### [Records to process]

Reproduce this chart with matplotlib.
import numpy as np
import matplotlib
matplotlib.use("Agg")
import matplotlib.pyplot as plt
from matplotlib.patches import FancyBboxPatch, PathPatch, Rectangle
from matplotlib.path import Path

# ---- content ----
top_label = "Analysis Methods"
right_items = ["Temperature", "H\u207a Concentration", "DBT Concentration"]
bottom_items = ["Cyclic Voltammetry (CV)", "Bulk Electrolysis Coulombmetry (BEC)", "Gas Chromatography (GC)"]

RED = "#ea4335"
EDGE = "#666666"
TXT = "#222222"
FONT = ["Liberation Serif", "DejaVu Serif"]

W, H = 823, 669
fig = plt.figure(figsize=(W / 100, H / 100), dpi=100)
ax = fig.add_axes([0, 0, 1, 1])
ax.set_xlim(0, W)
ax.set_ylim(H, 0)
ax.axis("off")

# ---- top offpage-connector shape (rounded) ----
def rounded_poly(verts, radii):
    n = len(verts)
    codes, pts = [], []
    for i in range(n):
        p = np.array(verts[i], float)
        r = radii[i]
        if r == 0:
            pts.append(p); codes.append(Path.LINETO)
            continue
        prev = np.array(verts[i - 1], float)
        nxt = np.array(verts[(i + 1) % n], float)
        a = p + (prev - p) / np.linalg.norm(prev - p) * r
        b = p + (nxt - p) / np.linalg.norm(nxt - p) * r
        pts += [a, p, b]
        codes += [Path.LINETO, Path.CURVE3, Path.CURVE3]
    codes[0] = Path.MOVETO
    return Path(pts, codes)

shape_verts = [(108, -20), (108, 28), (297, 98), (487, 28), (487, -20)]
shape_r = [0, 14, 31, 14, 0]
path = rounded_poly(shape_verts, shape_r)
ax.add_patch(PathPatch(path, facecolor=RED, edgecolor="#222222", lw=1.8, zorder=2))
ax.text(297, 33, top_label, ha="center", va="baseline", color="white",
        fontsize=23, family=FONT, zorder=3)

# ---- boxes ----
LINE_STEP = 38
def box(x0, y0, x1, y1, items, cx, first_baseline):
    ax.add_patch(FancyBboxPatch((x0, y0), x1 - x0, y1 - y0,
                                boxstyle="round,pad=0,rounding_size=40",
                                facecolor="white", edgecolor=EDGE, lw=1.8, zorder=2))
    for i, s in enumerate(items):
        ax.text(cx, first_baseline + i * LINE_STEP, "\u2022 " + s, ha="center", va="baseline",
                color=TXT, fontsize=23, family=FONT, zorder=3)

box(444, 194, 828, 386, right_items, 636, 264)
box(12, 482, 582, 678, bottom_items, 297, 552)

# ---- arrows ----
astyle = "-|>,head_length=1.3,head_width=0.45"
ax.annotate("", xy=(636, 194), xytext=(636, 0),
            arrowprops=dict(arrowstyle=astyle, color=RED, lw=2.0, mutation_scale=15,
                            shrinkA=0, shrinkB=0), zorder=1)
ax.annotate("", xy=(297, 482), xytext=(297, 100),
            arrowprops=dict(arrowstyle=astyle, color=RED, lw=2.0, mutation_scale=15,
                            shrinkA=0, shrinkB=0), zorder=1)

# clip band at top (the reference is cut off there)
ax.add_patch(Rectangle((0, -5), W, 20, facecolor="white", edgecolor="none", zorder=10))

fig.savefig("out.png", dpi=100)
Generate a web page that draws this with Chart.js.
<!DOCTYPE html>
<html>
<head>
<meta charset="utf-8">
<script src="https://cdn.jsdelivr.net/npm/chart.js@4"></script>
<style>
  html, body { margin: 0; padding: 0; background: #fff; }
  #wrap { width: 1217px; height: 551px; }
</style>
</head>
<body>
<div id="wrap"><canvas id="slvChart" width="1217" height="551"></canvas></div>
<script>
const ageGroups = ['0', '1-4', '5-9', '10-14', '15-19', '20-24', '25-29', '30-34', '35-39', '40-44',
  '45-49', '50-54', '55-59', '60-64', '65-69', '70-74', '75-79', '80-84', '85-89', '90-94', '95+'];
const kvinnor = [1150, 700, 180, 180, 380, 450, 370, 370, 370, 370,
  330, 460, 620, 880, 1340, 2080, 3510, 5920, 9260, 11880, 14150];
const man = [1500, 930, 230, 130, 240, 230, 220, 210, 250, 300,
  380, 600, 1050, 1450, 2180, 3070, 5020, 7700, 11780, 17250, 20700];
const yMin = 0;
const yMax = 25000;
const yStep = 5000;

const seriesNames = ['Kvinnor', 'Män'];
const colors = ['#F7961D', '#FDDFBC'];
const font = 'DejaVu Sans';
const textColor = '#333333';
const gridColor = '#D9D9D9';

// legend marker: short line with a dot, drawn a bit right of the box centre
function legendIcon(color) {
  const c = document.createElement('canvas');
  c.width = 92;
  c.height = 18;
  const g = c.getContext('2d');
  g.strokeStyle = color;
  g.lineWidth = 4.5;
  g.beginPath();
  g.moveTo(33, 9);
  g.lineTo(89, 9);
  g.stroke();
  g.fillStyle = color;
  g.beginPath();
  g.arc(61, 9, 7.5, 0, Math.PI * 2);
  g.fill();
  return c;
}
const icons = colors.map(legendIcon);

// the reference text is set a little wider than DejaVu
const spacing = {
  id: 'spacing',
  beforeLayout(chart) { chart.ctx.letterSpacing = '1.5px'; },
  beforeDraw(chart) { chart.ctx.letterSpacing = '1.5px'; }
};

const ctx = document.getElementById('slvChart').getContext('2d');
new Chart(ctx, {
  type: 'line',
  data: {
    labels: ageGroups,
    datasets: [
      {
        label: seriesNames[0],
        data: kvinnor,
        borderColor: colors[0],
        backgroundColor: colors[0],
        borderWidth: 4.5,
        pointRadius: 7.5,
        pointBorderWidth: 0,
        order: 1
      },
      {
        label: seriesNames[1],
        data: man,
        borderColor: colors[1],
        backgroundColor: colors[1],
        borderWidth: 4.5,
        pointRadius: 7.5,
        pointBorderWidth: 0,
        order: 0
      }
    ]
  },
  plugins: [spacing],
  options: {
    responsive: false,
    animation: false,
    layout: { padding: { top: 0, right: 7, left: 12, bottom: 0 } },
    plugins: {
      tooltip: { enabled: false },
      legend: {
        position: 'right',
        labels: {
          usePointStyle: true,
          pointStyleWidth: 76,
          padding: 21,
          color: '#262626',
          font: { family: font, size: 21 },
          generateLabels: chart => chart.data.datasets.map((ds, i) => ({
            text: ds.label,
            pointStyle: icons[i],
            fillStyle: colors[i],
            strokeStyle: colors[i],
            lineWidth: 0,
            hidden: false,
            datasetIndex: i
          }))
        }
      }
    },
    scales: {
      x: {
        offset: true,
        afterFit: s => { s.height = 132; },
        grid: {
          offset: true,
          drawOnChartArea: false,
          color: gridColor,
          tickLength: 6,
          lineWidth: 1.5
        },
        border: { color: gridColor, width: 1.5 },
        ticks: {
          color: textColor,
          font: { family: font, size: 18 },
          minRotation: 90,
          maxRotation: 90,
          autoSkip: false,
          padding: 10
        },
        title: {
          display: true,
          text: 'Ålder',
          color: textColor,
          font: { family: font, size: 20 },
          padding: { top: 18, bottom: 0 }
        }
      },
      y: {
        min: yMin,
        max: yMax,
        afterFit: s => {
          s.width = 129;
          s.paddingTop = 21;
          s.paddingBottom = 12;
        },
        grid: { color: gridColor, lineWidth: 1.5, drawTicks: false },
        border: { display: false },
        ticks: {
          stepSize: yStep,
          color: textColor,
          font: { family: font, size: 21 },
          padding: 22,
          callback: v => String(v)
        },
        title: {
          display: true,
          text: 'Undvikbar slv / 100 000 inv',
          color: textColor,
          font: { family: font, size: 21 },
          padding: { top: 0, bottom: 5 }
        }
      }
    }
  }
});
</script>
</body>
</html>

--

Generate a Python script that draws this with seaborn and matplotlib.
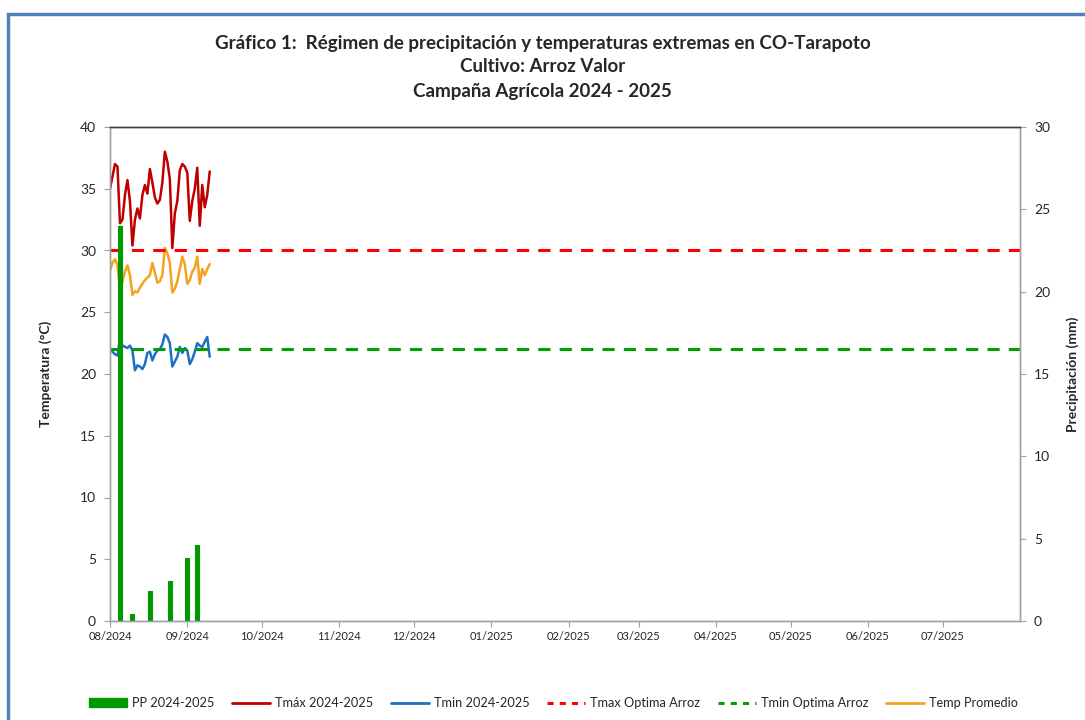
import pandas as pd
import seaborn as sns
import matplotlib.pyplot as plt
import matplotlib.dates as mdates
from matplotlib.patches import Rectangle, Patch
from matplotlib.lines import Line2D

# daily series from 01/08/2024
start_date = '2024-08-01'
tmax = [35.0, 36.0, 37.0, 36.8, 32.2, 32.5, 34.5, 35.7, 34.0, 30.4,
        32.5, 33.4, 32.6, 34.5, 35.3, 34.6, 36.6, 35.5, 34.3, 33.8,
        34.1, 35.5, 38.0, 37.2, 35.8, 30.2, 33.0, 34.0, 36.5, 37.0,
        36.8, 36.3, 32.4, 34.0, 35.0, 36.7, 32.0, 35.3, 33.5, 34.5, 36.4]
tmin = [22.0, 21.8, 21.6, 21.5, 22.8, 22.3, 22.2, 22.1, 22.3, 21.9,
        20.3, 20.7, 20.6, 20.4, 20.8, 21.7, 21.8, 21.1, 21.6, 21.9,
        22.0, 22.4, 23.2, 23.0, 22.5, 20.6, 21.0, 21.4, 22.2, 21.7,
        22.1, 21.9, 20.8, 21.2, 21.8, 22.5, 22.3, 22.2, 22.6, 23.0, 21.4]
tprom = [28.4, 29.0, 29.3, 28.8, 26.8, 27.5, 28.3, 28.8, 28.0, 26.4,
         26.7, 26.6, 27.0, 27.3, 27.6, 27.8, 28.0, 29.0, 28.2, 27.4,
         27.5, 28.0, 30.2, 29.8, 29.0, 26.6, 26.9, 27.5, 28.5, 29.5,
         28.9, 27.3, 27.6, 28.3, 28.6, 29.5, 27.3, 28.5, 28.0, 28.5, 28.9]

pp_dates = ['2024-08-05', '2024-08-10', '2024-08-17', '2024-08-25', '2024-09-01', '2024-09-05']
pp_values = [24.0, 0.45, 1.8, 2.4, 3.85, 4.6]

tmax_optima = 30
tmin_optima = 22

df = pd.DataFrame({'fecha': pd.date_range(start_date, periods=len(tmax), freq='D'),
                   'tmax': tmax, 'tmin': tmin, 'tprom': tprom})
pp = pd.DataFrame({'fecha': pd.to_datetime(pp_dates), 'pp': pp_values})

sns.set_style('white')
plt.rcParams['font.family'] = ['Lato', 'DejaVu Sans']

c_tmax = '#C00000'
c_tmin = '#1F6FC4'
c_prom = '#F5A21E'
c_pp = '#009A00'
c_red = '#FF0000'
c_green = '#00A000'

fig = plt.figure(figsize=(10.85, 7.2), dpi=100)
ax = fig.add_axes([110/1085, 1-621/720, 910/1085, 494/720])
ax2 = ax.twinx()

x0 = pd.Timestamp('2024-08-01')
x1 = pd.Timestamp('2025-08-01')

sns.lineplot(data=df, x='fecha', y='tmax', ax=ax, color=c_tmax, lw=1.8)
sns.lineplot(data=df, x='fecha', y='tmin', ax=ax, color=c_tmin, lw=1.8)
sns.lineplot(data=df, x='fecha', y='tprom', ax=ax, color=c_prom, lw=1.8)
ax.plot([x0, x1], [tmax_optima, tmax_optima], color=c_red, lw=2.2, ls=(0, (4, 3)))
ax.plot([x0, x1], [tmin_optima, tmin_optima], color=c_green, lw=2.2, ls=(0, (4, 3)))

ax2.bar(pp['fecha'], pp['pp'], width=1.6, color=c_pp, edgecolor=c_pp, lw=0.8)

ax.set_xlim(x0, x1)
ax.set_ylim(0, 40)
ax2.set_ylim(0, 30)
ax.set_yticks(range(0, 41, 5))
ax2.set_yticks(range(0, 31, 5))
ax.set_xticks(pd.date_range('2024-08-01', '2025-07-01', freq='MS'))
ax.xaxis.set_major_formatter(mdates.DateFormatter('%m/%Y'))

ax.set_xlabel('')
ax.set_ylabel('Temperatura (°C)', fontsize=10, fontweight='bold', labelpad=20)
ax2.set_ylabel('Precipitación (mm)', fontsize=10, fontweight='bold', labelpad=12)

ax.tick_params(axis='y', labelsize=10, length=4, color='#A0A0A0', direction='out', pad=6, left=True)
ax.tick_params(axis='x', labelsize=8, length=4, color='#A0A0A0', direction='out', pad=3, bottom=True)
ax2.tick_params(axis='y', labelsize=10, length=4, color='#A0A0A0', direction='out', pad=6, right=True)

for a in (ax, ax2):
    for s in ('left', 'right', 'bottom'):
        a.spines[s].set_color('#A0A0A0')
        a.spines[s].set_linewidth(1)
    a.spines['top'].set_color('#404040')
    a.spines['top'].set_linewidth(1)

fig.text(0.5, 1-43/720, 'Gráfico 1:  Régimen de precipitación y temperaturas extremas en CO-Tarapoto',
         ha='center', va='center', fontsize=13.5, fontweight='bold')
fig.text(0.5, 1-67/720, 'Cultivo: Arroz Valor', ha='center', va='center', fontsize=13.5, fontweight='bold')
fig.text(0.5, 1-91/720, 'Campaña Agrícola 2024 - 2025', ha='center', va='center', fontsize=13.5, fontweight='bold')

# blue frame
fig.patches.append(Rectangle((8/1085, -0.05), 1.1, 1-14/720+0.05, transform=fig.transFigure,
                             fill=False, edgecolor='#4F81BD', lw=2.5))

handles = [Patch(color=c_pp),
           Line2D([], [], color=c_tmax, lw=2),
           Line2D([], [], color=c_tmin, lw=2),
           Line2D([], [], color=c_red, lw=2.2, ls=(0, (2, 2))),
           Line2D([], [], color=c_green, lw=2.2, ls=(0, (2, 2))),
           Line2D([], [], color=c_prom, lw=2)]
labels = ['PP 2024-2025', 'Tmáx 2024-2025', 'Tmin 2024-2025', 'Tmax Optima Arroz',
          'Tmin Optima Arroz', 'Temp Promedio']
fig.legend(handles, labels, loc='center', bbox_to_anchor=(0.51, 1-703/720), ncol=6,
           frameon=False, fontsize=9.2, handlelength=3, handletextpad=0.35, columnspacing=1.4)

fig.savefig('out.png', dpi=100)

--

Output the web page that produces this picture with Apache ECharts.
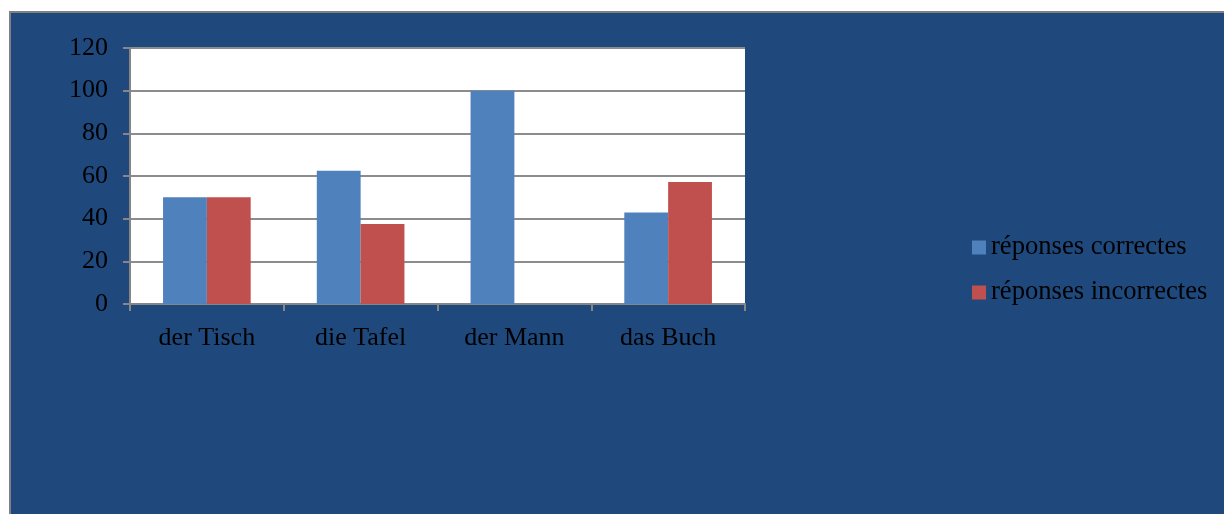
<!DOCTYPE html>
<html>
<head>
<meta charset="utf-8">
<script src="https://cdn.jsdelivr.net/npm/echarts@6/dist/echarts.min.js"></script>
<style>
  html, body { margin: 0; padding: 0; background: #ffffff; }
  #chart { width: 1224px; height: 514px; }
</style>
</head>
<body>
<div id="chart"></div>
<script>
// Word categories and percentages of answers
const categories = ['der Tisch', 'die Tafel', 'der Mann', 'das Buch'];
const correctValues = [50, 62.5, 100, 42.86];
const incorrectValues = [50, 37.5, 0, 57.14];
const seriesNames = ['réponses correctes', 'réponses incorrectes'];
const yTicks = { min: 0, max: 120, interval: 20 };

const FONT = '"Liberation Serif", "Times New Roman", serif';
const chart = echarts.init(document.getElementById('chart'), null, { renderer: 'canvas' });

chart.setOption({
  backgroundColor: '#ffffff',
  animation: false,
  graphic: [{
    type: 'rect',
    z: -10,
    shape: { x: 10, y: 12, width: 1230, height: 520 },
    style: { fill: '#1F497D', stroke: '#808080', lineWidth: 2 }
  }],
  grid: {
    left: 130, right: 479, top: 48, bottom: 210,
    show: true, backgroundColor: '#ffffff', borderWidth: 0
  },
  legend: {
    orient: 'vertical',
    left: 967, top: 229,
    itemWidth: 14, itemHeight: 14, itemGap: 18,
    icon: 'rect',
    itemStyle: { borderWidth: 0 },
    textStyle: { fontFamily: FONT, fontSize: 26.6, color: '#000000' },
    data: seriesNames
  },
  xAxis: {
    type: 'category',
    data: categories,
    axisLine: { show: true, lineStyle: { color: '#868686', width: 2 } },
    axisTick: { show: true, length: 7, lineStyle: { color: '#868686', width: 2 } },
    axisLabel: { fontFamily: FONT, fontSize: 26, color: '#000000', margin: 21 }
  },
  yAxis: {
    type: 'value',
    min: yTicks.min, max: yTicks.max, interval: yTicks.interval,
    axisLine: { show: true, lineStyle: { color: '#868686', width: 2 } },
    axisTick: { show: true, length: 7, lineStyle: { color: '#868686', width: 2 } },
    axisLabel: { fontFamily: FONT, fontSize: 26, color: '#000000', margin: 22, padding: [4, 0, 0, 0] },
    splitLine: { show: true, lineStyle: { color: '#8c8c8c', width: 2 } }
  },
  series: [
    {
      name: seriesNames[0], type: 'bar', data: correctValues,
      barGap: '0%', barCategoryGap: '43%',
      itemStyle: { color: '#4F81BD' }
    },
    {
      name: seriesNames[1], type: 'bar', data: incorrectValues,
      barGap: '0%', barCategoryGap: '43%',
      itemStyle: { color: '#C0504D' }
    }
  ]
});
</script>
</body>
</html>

### [Task statement]
All lines above starting at the one with "Generate a Python" and ending at the one with "c_green = '#00A000'", inclusive, are to be printed again exactly, with the pictures left out.

### [Exercise response]
Generate a Python script that draws this with seaborn and matplotlib.
import pandas as pd
import seaborn as sns
import matplotlib.pyplot as plt
import matplotlib.dates as mdates
from matplotlib.patches import Rectangle, Patch
from matplotlib.lines import Line2D

# daily series from 01/08/2024
start_date = '2024-08-01'
tmax = [35.0, 36.0, 37.0, 36.8, 32.2, 32.5, 34.5, 35.7, 34.0, 30.4,
        32.5, 33.4, 32.6, 34.5, 35.3, 34.6, 36.6, 35.5, 34.3, 33.8,
        34.1, 35.5, 38.0, 37.2, 35.8, 30.2, 33.0, 34.0, 36.5, 37.0,
        36.8, 36.3, 32.4, 34.0, 35.0, 36.7, 32.0, 35.3, 33.5, 34.5, 36.4]
tmin = [22.0, 21.8, 21.6, 21.5, 22.8, 22.3, 22.2, 22.1, 22.3, 21.9,
        20.3, 20.7, 20.6, 20.4, 20.8, 21.7, 21.8, 21.1, 21.6, 21.9,
        22.0, 22.4, 23.2, 23.0, 22.5, 20.6, 21.0, 21.4, 22.2, 21.7,
        22.1, 21.9, 20.8, 21.2, 21.8, 22.5, 22.3, 22.2, 22.6, 23.0, 21.4]
tprom = [28.4, 29.0, 29.3, 28.8, 26.8, 27.5, 28.3, 28.8, 28.0, 26.4,
         26.7, 26.6, 27.0, 27.3, 27.6, 27.8, 28.0, 29.0, 28.2, 27.4,
         27.5, 28.0, 30.2, 29.8, 29.0, 26.6, 26.9, 27.5, 28.5, 29.5,
         28.9, 27.3, 27.6, 28.3, 28.6, 29.5, 27.3, 28.5, 28.0, 28.5, 28.9]

pp_dates = ['2024-08-05', '2024-08-10', '2024-08-17', '2024-08-25', '2024-09-01', '2024-09-05']
pp_values = [24.0, 0.45, 1.8, 2.4, 3.85, 4.6]

tmax_optima = 30
tmin_optima = 22

df = pd.DataFrame({'fecha': pd.date_range(start_date, periods=len(tmax), freq='D'),
                   'tmax': tmax, 'tmin': tmin, 'tprom': tprom})
pp = pd.DataFrame({'fecha': pd.to_datetime(pp_dates), 'pp': pp_values})

sns.set_style('white')
plt.rcParams['font.family'] = ['Lato', 'DejaVu Sans']

c_tmax = '#C00000'
c_tmin = '#1F6FC4'
c_prom = '#F5A21E'
c_pp = '#009A00'
c_red = '#FF0000'
c_green = '#00A000'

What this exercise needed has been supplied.